The TVL figures fluctuate significantly based on market conditions, but the relative positioning of these protocols has remained fairly stable. What’s interesting is how each protocol has expanded—Aave deployed to multiple L2 networks, Uniswap launched a DEX aggregator, Curve expanded into crvUSD stablecoins. The boundaries between protocol categories have blurred.
The Future of DeFi on Ethereum
The technical roadmap for Ethereum affects DeFi developers directly. Account abstraction  is being implemented across the ecosystem, which could dramatically improve user experience by removing the need for users to hold ETH for gas. Instead, relayers pay gas and get compensated in tokens—this could reduce onboarding friction substantially.
Rollup-centric scaling is already here. Most new DeFi activity happens on Arbitrum, Optimism, Base, or zkSync Era. The data availability landscape continues to evolve, and as blob throughput increases through future EIPs, the cost advantage of L2s over L1 will persist.
What hasn’t been solved is the UX gap between DeFi and traditional finance. Gas abstraction helps, but the mental model burden remains high. Users still need to understand approvals, slippage, and gas limits to interact safely. The protocols that solve this abstraction problem—making DeFi feel as simple as Venmo while maintaining the security properties—will capture the next wave of growth.
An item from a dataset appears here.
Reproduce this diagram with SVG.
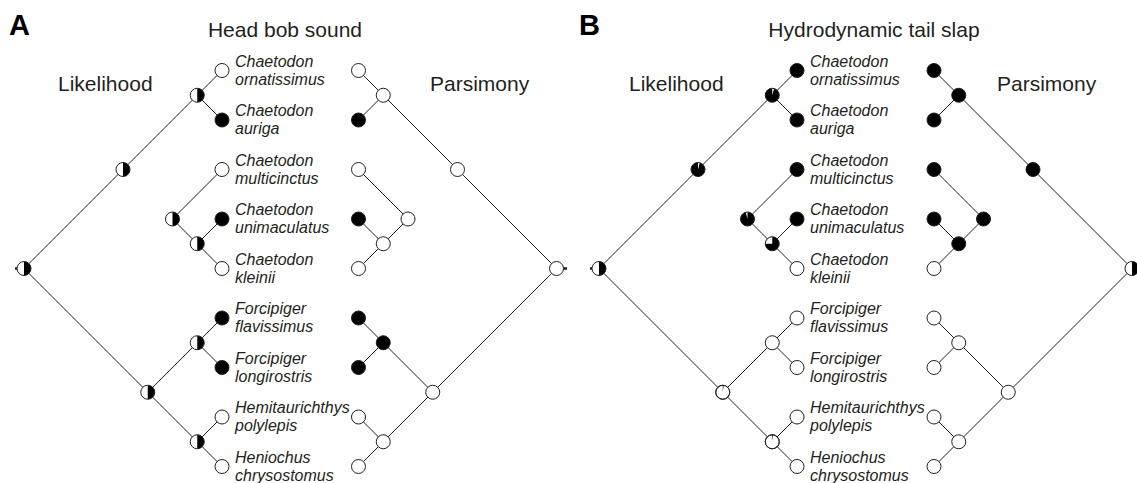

The composability that makes DeFi powerful also makes it fragile. When one protocol fails, its interconnectedness can cascade. This is an unsolved problem in the architecture, and it’s worth thinking about seriously if you’re building in this space.
Conclusion
Building DeFi protocols requires understanding layers that rarely intersect in traditional software development—the EVM execution model, economic incentive design, cryptographic security assumptions, and community governance all compound into a challenging discipline. The protocols that succeed treat this complexity seriously rather than treating DeFi as a simple smart contract problem. The space is still early enough that there’s enormous room to build, but the bar for security and engineering rigor has risen dramatically from where it was in 2020. If you’re approaching this as a developer, understand that the learning curve is steep but the problems are genuinely interesting—the kind of systems programming challenges that don’t exist anywhere else in software.